## START

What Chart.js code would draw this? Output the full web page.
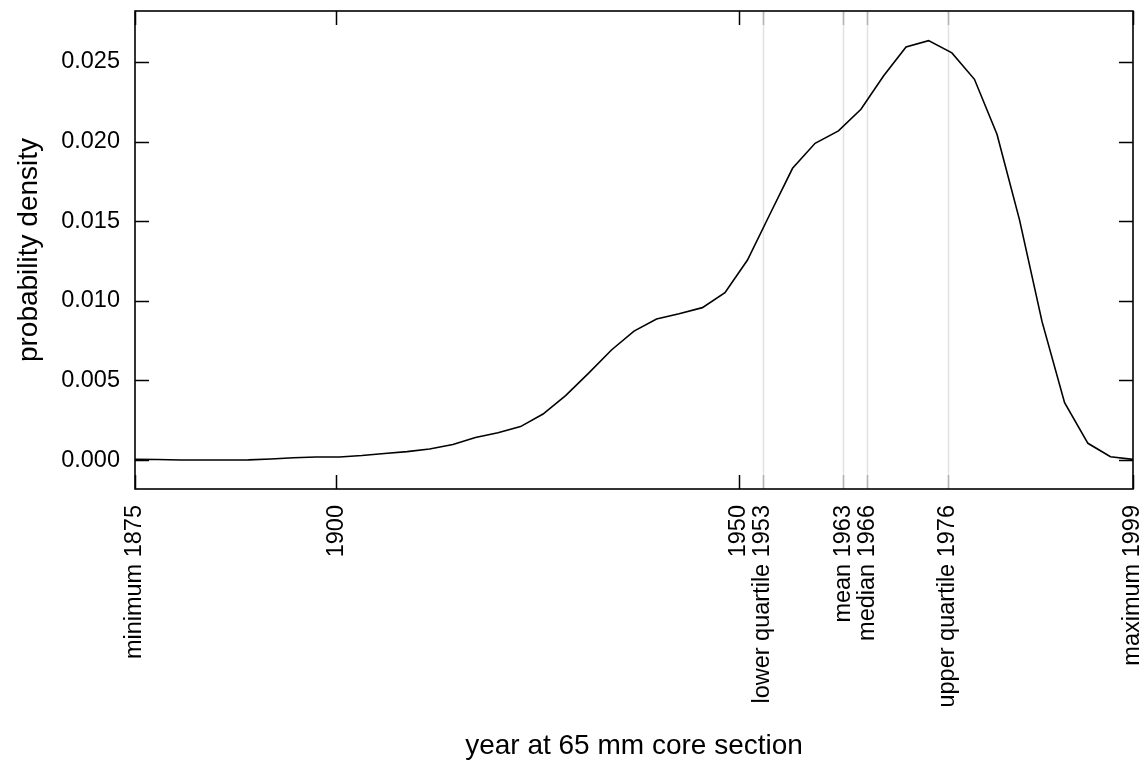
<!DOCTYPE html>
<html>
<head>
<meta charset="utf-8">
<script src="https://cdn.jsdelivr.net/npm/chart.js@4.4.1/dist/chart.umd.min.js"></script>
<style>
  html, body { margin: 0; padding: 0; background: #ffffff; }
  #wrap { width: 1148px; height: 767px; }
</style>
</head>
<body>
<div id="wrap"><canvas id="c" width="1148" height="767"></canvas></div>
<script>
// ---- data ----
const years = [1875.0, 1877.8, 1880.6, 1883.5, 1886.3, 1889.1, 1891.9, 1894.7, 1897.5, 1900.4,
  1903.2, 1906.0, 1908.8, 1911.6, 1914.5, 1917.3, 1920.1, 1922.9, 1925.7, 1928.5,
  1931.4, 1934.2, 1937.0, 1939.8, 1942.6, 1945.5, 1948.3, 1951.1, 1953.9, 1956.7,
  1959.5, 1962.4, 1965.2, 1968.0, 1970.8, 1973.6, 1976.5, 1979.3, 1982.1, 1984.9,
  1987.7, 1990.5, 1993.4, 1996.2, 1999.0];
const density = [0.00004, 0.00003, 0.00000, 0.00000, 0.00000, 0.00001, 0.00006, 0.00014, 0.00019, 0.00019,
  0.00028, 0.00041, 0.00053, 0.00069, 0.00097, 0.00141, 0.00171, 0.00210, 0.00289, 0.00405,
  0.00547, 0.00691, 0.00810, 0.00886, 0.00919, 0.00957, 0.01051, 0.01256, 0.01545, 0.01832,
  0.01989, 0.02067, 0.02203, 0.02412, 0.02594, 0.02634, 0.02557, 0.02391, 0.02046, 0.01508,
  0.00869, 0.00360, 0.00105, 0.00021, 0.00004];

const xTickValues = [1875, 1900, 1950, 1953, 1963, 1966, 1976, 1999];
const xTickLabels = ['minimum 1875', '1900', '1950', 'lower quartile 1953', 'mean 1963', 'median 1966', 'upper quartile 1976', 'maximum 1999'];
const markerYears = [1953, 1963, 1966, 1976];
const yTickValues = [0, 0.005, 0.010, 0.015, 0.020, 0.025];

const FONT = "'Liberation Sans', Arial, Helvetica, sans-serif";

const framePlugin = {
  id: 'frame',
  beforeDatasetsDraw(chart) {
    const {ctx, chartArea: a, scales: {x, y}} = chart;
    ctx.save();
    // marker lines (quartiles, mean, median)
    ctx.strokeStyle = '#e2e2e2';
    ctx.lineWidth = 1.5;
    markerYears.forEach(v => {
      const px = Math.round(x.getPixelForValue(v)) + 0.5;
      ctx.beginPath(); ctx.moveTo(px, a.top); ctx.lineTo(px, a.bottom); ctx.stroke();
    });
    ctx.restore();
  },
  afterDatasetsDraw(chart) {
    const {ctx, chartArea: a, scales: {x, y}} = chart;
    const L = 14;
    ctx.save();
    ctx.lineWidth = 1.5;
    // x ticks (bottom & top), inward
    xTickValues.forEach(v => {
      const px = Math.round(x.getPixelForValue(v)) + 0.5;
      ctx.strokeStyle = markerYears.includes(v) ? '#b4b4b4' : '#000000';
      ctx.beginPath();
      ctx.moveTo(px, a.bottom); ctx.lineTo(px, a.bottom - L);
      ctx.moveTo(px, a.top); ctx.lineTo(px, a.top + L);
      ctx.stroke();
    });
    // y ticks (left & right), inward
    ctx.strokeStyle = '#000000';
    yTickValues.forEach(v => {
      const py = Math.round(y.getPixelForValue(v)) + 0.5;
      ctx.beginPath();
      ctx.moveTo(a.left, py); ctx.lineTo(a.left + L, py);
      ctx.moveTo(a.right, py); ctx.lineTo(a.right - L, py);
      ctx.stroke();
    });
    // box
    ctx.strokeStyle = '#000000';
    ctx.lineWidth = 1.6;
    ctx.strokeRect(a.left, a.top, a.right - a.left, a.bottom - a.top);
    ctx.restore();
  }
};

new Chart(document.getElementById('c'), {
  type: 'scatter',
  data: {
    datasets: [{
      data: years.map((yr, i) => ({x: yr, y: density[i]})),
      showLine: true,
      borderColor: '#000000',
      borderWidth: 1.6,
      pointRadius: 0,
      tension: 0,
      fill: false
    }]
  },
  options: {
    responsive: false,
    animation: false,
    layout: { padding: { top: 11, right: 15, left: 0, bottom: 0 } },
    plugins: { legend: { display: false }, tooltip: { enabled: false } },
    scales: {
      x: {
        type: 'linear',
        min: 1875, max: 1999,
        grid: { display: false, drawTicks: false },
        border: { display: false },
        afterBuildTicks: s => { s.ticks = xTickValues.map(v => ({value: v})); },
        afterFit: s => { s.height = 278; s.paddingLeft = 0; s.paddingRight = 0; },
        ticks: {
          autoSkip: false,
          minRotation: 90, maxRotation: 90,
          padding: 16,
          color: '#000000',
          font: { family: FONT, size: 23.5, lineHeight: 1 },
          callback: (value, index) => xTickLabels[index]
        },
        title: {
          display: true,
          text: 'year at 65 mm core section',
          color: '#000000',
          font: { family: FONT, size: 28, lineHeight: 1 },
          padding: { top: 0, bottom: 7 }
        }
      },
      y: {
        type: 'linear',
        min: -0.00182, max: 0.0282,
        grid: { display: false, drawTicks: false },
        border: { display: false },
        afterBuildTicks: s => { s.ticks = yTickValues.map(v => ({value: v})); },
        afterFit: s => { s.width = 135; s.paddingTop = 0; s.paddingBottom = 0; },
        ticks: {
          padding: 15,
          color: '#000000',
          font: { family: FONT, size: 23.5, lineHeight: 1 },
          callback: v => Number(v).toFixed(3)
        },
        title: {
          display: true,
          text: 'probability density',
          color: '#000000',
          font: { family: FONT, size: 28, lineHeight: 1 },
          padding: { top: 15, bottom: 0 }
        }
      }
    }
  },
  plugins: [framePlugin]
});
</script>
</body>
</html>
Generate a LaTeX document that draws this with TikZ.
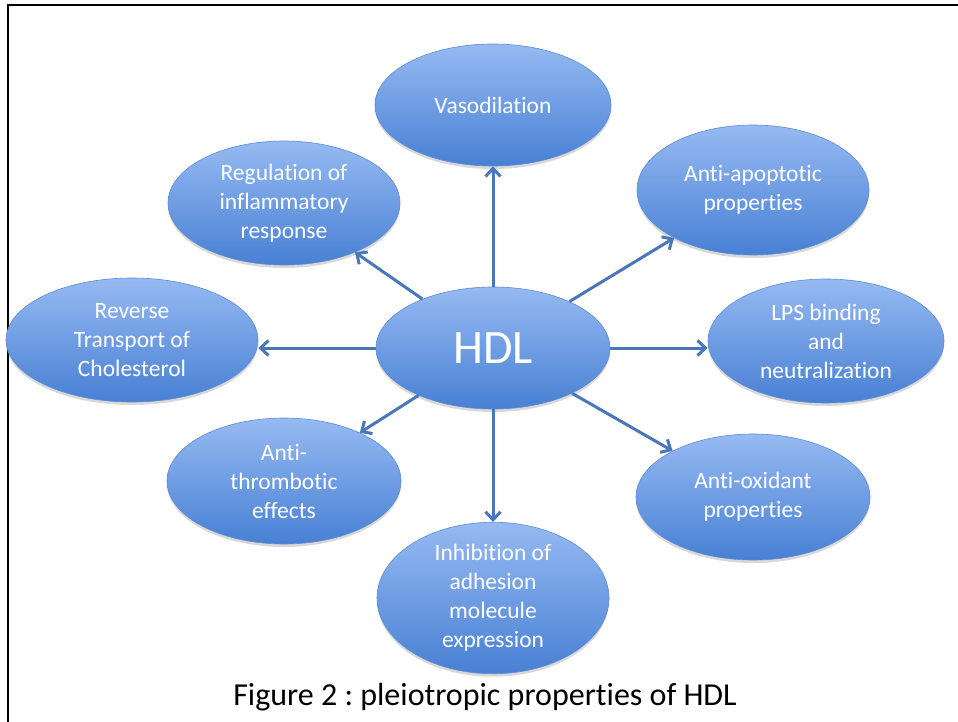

## END

§ **PROMPT**
Without the pictures, restate each entry exactly.

§ **RESULT BELOW**
What Chart.js code would draw this? Output the full web page.
<!DOCTYPE html>
<html>
<head>
<meta charset="utf-8">
<script src="https://cdn.jsdelivr.net/npm/chart.js@4.4.1/dist/chart.umd.min.js"></script>
<style>
  html, body { margin: 0; padding: 0; background: #ffffff; }
  #wrap { width: 1148px; height: 767px; }
</style>
</head>
<body>
<div id="wrap"><canvas id="c" width="1148" height="767"></canvas></div>
<script>
// ---- data ----
const years = [1875.0, 1877.8, 1880.6, 1883.5, 1886.3, 1889.1, 1891.9, 1894.7, 1897.5, 1900.4,
  1903.2, 1906.0, 1908.8, 1911.6, 1914.5, 1917.3, 1920.1, 1922.9, 1925.7, 1928.5,
  1931.4, 1934.2, 1937.0, 1939.8, 1942.6, 1945.5, 1948.3, 1951.1, 1953.9, 1956.7,
  1959.5, 1962.4, 1965.2, 1968.0, 1970.8, 1973.6, 1976.5, 1979.3, 1982.1, 1984.9,
  1987.7, 1990.5, 1993.4, 1996.2, 1999.0];
const density = [0.00004, 0.00003, 0.00000, 0.00000, 0.00000, 0.00001, 0.00006, 0.00014, 0.00019, 0.00019,
  0.00028, 0.00041, 0.00053, 0.00069, 0.00097, 0.00141, 0.00171, 0.00210, 0.00289, 0.00405,
  0.00547, 0.00691, 0.00810, 0.00886, 0.00919, 0.00957, 0.01051, 0.01256, 0.01545, 0.01832,
  0.01989, 0.02067, 0.02203, 0.02412, 0.02594, 0.02634, 0.02557, 0.02391, 0.02046, 0.01508,
  0.00869, 0.00360, 0.00105, 0.00021, 0.00004];

const xTickValues = [1875, 1900, 1950, 1953, 1963, 1966, 1976, 1999];
const xTickLabels = ['minimum 1875', '1900', '1950', 'lower quartile 1953', 'mean 1963', 'median 1966', 'upper quartile 1976', 'maximum 1999'];
const markerYears = [1953, 1963, 1966, 1976];
const yTickValues = [0, 0.005, 0.010, 0.015, 0.020, 0.025];

const FONT = "'Liberation Sans', Arial, Helvetica, sans-serif";

const framePlugin = {
  id: 'frame',
  beforeDatasetsDraw(chart) {
    const {ctx, chartArea: a, scales: {x, y}} = chart;
    ctx.save();
    // marker lines (quartiles, mean, median)
    ctx.strokeStyle = '#e2e2e2';
    ctx.lineWidth = 1.5;
    markerYears.forEach(v => {
      const px = Math.round(x.getPixelForValue(v)) + 0.5;
      ctx.beginPath(); ctx.moveTo(px, a.top); ctx.lineTo(px, a.bottom); ctx.stroke();
    });
    ctx.restore();
  },
  afterDatasetsDraw(chart) {
    const {ctx, chartArea: a, scales: {x, y}} = chart;
    const L = 14;
    ctx.save();
    ctx.lineWidth = 1.5;
    // x ticks (bottom & top), inward
    xTickValues.forEach(v => {
      const px = Math.round(x.getPixelForValue(v)) + 0.5;
      ctx.strokeStyle = markerYears.includes(v) ? '#b4b4b4' : '#000000';
      ctx.beginPath();
      ctx.moveTo(px, a.bottom); ctx.lineTo(px, a.bottom - L);
      ctx.moveTo(px, a.top); ctx.lineTo(px, a.top + L);
      ctx.stroke();
    });
    // y ticks (left & right), inward
    ctx.strokeStyle = '#000000';
    yTickValues.forEach(v => {
      const py = Math.round(y.getPixelForValue(v)) + 0.5;
      ctx.beginPath();
      ctx.moveTo(a.left, py); ctx.lineTo(a.left + L, py);
      ctx.moveTo(a.right, py); ctx.lineTo(a.right - L, py);
      ctx.stroke();
    });
    // box
    ctx.strokeStyle = '#000000';
    ctx.lineWidth = 1.6;
    ctx.strokeRect(a.left, a.top, a.right - a.left, a.bottom - a.top);
    ctx.restore();
  }
};

new Chart(document.getElementById('c'), {
  type: 'scatter',
  data: {
    datasets: [{
      data: years.map((yr, i) => ({x: yr, y: density[i]})),
      showLine: true,
      borderColor: '#000000',
      borderWidth: 1.6,
      pointRadius: 0,
      tension: 0,
      fill: false
    }]
  },
  options: {
    responsive: false,
    animation: false,
    layout: { padding: { top: 11, right: 15, left: 0, bottom: 0 } },
    plugins: { legend: { display: false }, tooltip: { enabled: false } },
    scales: {
      x: {
        type: 'linear',
        min: 1875, max: 1999,
        grid: { display: false, drawTicks: false },
        border: { display: false },
        afterBuildTicks: s => { s.ticks = xTickValues.map(v => ({value: v})); },
        afterFit: s => { s.height = 278; s.paddingLeft = 0; s.paddingRight = 0; },
        ticks: {
          autoSkip: false,
          minRotation: 90, maxRotation: 90,
          padding: 16,
          color: '#000000',
          font: { family: FONT, size: 23.5, lineHeight: 1 },
          callback: (value, index) => xTickLabels[index]
        },
        title: {
          display: true,
          text: 'year at 65 mm core section',
          color: '#000000',
          font: { family: FONT, size: 28, lineHeight: 1 },
          padding: { top: 0, bottom: 7 }
        }
      },
      y: {
        type: 'linear',
        min: -0.00182, max: 0.0282,
        grid: { display: false, drawTicks: false },
        border: { display: false },
        afterBuildTicks: s => { s.ticks = yTickValues.map(v => ({value: v})); },
        afterFit: s => { s.width = 135; s.paddingTop = 0; s.paddingBottom = 0; },
        ticks: {
          padding: 15,
          color: '#000000',
          font: { family: FONT, size: 23.5, lineHeight: 1 },
          callback: v => Number(v).toFixed(3)
        },
        title: {
          display: true,
          text: 'probability density',
          color: '#000000',
          font: { family: FONT, size: 28, lineHeight: 1 },
          padding: { top: 15, bottom: 0 }
        }
      }
    }
  },
  plugins: [framePlugin]
});
</script>
</body>
</html>
Generate a LaTeX document that draws this with TikZ.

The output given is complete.